**Given problem:** Reproduce the listing below exactly, minus its pictures.

**Recorded data:**
- - - - -
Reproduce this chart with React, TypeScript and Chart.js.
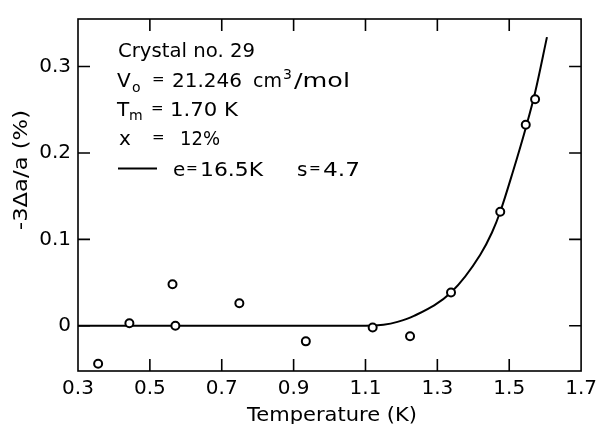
import React, { useEffect, useRef } from "react";
import { Chart, registerables } from "chart.js";

Chart.register(...registerables);

// Measured points: temperature (K) and -3Δa/a (%)
const pointTemps = [0.356, 0.443, 0.563, 0.571, 0.749, 0.934, 1.12, 1.224, 1.338, 1.475, 1.546, 1.572];
const pointValues = [-0.044, 0.003, 0.048, 0.0, 0.026, -0.018, -0.002, -0.012, 0.0386, 0.132, 0.2326, 0.2621];

// Fitted curve (e = 16.5 K, s = 4.7)
const curveTemps = [0.3, 0.7, 1.1, 1.15, 1.189, 1.235, 1.338, 1.419, 1.452, 1.475, 1.51, 1.546, 1.572, 1.605];
const curveValues = [0, 0, 0, 0.0012, 0.0045, 0.0114, 0.0386, 0.082, 0.108, 0.132, 0.178, 0.229, 0.27, 0.334];

const xTicks = [0.3, 0.5, 0.7, 0.9, 1.1, 1.3, 1.5, 1.7];
const yTicks = [0, 0.1, 0.2, 0.3];

const xTitle = "Temperature (K)";
const yTitle = "-3Δa/a (%)";

const FONT = "DejaVu Sans";

// draw text at (x, baseline y); if width is given, stretch/squeeze horizontally to it
function txt(ctx: CanvasRenderingContext2D, text: string, x: number, y: number, size: number, width?: number) {
  ctx.save();
  ctx.font = `${size}px "${FONT}"`;
  ctx.textAlign = "left";
  ctx.textBaseline = "alphabetic";
  ctx.translate(x, y);
  if (width) {
    const m = ctx.measureText(text).width;
    ctx.scale(width / m, 1);
  }
  ctx.fillText(text, 0, 0);
  ctx.restore();
}

const decorPlugin = {
  id: "decor",
  afterDatasetsDraw(chart: any) {
    const { ctx, chartArea, scales } = chart;
    const { left, right, top, bottom } = chartArea;
    const xs = scales.x;
    const ys = scales.y;
    ctx.save();
    ctx.strokeStyle = "#000";
    ctx.fillStyle = "#000";
    ctx.lineWidth = 1.6;
    ctx.strokeRect(left, top, right - left, bottom - top);
    const tl = 12;
    ctx.beginPath();
    xTicks.forEach((v) => {
      const px = xs.getPixelForValue(v);
      if (px <= left + 1 || px >= right - 1) return;
      ctx.moveTo(px, bottom);
      ctx.lineTo(px, bottom - tl);
      ctx.moveTo(px, top);
      ctx.lineTo(px, top + tl);
    });
    yTicks.forEach((v) => {
      const py = ys.getPixelForValue(v);
      if (py <= top + 1 || py >= bottom - 1) return;
      ctx.moveTo(left, py);
      ctx.lineTo(left + tl, py);
      ctx.moveTo(right, py);
      ctx.lineTo(right - tl, py);
    });
    ctx.stroke();

    // axis titles
    txt(ctx, xTitle, 247, 421, 20, 170);
    ctx.save();
    ctx.translate(27, 230);
    ctx.rotate(-Math.PI / 2);
    txt(ctx, yTitle, 0, 0, 20, 120);
    ctx.restore();

    // annotation block
    txt(ctx, "Crystal no. 29", 118, 57, 20, 137);

    txt(ctx, "V", 117, 87, 20);
    txt(ctx, "o", 132, 92, 14);
    txt(ctx, "=", 152, 84, 15);
    txt(ctx, "21.246", 172, 87, 20, 70);
    txt(ctx, "cm", 253, 87, 20, 29);
    txt(ctx, "3", 283, 79, 14);
    txt(ctx, "/mol", 294, 87, 20, 56);

    txt(ctx, "T", 117, 116, 20);
    txt(ctx, "m", 129, 120, 14);
    txt(ctx, "=", 151, 113, 15);
    txt(ctx, "1.70 K", 170, 116, 20, 68);

    txt(ctx, "x", 119, 145, 20);
    txt(ctx, "=", 152, 142, 15);
    txt(ctx, "12%", 180, 145, 20, 40);

    ctx.lineWidth = 2;
    ctx.beginPath();
    ctx.moveTo(118, 168.5);
    ctx.lineTo(157, 168.5);
    ctx.stroke();
    txt(ctx, "e", 173, 176, 20);
    txt(ctx, "=", 186, 173, 14);
    txt(ctx, "16.5K", 200, 176, 20, 63);
    txt(ctx, "s", 297, 176, 20);
    txt(ctx, "=", 309, 173, 14);
    txt(ctx, "4.7", 323, 176, 20, 37);
    ctx.restore();
  },
};

export default function App() {
  const ref = useRef<HTMLCanvasElement | null>(null);
  useEffect(() => {
    if (!ref.current) return;
    const chart = new Chart(ref.current, {
      type: "scatter",
      data: {
        datasets: [
          {
            label: "data",
            data: pointTemps.map((t, i) => ({ x: t, y: pointValues[i] })),
            showLine: false,
            pointRadius: 4,
            pointBorderWidth: 2,
            pointBackgroundColor: "#fff",
            pointBorderColor: "#000",
          },
          {
            label: "fit",
            data: curveTemps.map((t, i) => ({ x: t, y: curveValues[i] })),
            showLine: true,
            pointRadius: 0,
            borderColor: "#000",
            borderWidth: 2,
            cubicInterpolationMode: "monotone",
          } as any,
        ],
      },
      options: {
        animation: false,
        responsive: false,
        events: [],
        layout: { padding: { top: 12.5, right: 17, left: 0, bottom: 0 } },
        plugins: { legend: { display: false }, tooltip: { enabled: false } },
        scales: {
          x: {
            type: "linear",
            min: 0.3,
            max: 1.7,
            grid: { display: false, drawTicks: false },
            border: { display: false },
            afterFit: (s: any) => {
              s.height = 53;
            },
            afterBuildTicks: (s: any) => {
              s.ticks = xTicks.map((v) => ({ value: v }));
            },
            ticks: {
              padding: 6,
              color: "#000",
              maxRotation: 0,
              autoSkip: false,
              font: { family: FONT, size: 20 },
              callback: (v: any) => Number(v).toFixed(1),
            },
          },
          y: {
            type: "linear",
            min: -0.0523,
            max: 0.355,
            grid: { display: false, drawTicks: false },
            border: { display: false },
            afterFit: (s: any) => {
              s.width = 78;
            },
            afterBuildTicks: (s: any) => {
              s.ticks = yTicks.map((v) => ({ value: v }));
            },
            ticks: {
              padding: 7,
              color: "#000",
              autoSkip: false,
              font: { family: FONT, size: 20 },
              callback: (v: any) => (Number(v) === 0 ? "0" : Number(v).toFixed(1)),
            },
          },
        },
      },
      plugins: [decorPlugin],
    });
    return () => chart.destroy();
  }, []);
  return (
    <div style={{ position: "fixed", left: 0, top: 0, width: 603, height: 424, background: "#fff" }}>
      <canvas ref={ref} width={603} height={424} />
    </div>
  );
}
- - - - -
**In response:**
Reproduce this chart with React, TypeScript and Chart.js.
import React, { useEffect, useRef } from "react";
import { Chart, registerables } from "chart.js";

Chart.register(...registerables);

// Measured points: temperature (K) and -3Δa/a (%)
const pointTemps = [0.356, 0.443, 0.563, 0.571, 0.749, 0.934, 1.12, 1.224, 1.338, 1.475, 1.546, 1.572];
const pointValues = [-0.044, 0.003, 0.048, 0.0, 0.026, -0.018, -0.002, -0.012, 0.0386, 0.132, 0.2326, 0.2621];

// Fitted curve (e = 16.5 K, s = 4.7)
const curveTemps = [0.3, 0.7, 1.1, 1.15, 1.189, 1.235, 1.338, 1.419, 1.452, 1.475, 1.51, 1.546, 1.572, 1.605];
const curveValues = [0, 0, 0, 0.0012, 0.0045, 0.0114, 0.0386, 0.082, 0.108, 0.132, 0.178, 0.229, 0.27, 0.334];

const xTicks = [0.3, 0.5, 0.7, 0.9, 1.1, 1.3, 1.5, 1.7];
const yTicks = [0, 0.1, 0.2, 0.3];

const xTitle = "Temperature (K)";
const yTitle = "-3Δa/a (%)";

const FONT = "DejaVu Sans";

// draw text at (x, baseline y); if width is given, stretch/squeeze horizontally to it
function txt(ctx: CanvasRenderingContext2D, text: string, x: number, y: number, size: number, width?: number) {
  ctx.save();
  ctx.font = `${size}px "${FONT}"`;
  ctx.textAlign = "left";
  ctx.textBaseline = "alphabetic";
  ctx.translate(x, y);
  if (width) {
    const m = ctx.measureText(text).width;
    ctx.scale(width / m, 1);
  }
  ctx.fillText(text, 0, 0);
  ctx.restore();
}

const decorPlugin = {
  id: "decor",
  afterDatasetsDraw(chart: any) {
    const { ctx, chartArea, scales } = chart;
    const { left, right, top, bottom } = chartArea;
    const xs = scales.x;
    const ys = scales.y;
    ctx.save();
    ctx.strokeStyle = "#000";
    ctx.fillStyle = "#000";
    ctx.lineWidth = 1.6;
    ctx.strokeRect(left, top, right - left, bottom - top);
    const tl = 12;
    ctx.beginPath();
    xTicks.forEach((v) => {
      const px = xs.getPixelForValue(v);
      if (px <= left + 1 || px >= right - 1) return;
      ctx.moveTo(px, bottom);
      ctx.lineTo(px, bottom - tl);
      ctx.moveTo(px, top);
      ctx.lineTo(px, top + tl);
    });
    yTicks.forEach((v) => {
      const py = ys.getPixelForValue(v);
      if (py <= top + 1 || py >= bottom - 1) return;
      ctx.moveTo(left, py);
      ctx.lineTo(left + tl, py);
      ctx.moveTo(right, py);
      ctx.lineTo(right - tl, py);
    });
    ctx.stroke();

    // axis titles
    txt(ctx, xTitle, 247, 421, 20, 170);
    ctx.save();
    ctx.translate(27, 230);
    ctx.rotate(-Math.PI / 2);
    txt(ctx, yTitle, 0, 0, 20, 120);
    ctx.restore();

    // annotation block
    txt(ctx, "Crystal no. 29", 118, 57, 20, 137);

    txt(ctx, "V", 117, 87, 20);
    txt(ctx, "o", 132, 92, 14);
    txt(ctx, "=", 152, 84, 15);
    txt(ctx, "21.246", 172, 87, 20, 70);
    txt(ctx, "cm", 253, 87, 20, 29);
    txt(ctx, "3", 283, 79, 14);
    txt(ctx, "/mol", 294, 87, 20, 56);

    txt(ctx, "T", 117, 116, 20);
    txt(ctx, "m", 129, 120, 14);
    txt(ctx, "=", 151, 113, 15);
    txt(ctx, "1.70 K", 170, 116, 20, 68);

    txt(ctx, "x", 119, 145, 20);
    txt(ctx, "=", 152, 142, 15);
    txt(ctx, "12%", 180, 145, 20, 40);

    ctx.lineWidth = 2;
    ctx.beginPath();
    ctx.moveTo(118, 168.5);
    ctx.lineTo(157, 168.5);
    ctx.stroke();
    txt(ctx, "e", 173, 176, 20);
    txt(ctx, "=", 186, 173, 14);
    txt(ctx, "16.5K", 200, 176, 20, 63);
    txt(ctx, "s", 297, 176, 20);
    txt(ctx, "=", 309, 173, 14);
    txt(ctx, "4.7", 323, 176, 20, 37);
    ctx.restore();
  },
};

export default function App() {
  const ref = useRef<HTMLCanvasElement | null>(null);
  useEffect(() => {
    if (!ref.current) return;
    const chart = new Chart(ref.current, {
      type: "scatter",
      data: {
        datasets: [
          {
            label: "data",
            data: pointTemps.map((t, i) => ({ x: t, y: pointValues[i] })),
            showLine: false,
            pointRadius: 4,
            pointBorderWidth: 2,
            pointBackgroundColor: "#fff",
            pointBorderColor: "#000",
          },
          {
            label: "fit",
            data: curveTemps.map((t, i) => ({ x: t, y: curveValues[i] })),
            showLine: true,
            pointRadius: 0,
            borderColor: "#000",
            borderWidth: 2,
            cubicInterpolationMode: "monotone",
          } as any,
        ],
      },
      options: {
        animation: false,
        responsive: false,
        events: [],
        layout: { padding: { top: 12.5, right: 17, left: 0, bottom: 0 } },
        plugins: { legend: { display: false }, tooltip: { enabled: false } },
        scales: {
          x: {
            type: "linear",
            min: 0.3,
            max: 1.7,
            grid: { display: false, drawTicks: false },
            border: { display: false },
            afterFit: (s: any) => {
              s.height = 53;
            },
            afterBuildTicks: (s: any) => {
              s.ticks = xTicks.map((v) => ({ value: v }));
            },
            ticks: {
              padding: 6,
              color: "#000",
              maxRotation: 0,
              autoSkip: false,
              font: { family: FONT, size: 20 },
              callback: (v: any) => Number(v).toFixed(1),
            },
          },
          y: {
            type: "linear",
            min: -0.0523,
            max: 0.355,
            grid: { display: false, drawTicks: false },
            border: { display: false },
            afterFit: (s: any) => {
              s.width = 78;
            },
            afterBuildTicks: (s: any) => {
              s.ticks = yTicks.map((v) => ({ value: v }));
            },
            ticks: {
              padding: 7,
              color: "#000",
              autoSkip: false,
              font: { family: FONT, size: 20 },
              callback: (v: any) => (Number(v) === 0 ? "0" : Number(v).toFixed(1)),
            },
          },
        },
      },
      plugins: [decorPlugin],
    });
    return () => chart.destroy();
  }, []);
  return (
    <div style={{ position: "fixed", left: 0, top: 0, width: 603, height: 424, background: "#fff" }}>
      <canvas ref={ref} width={603} height={424} />
    </div>
  );
}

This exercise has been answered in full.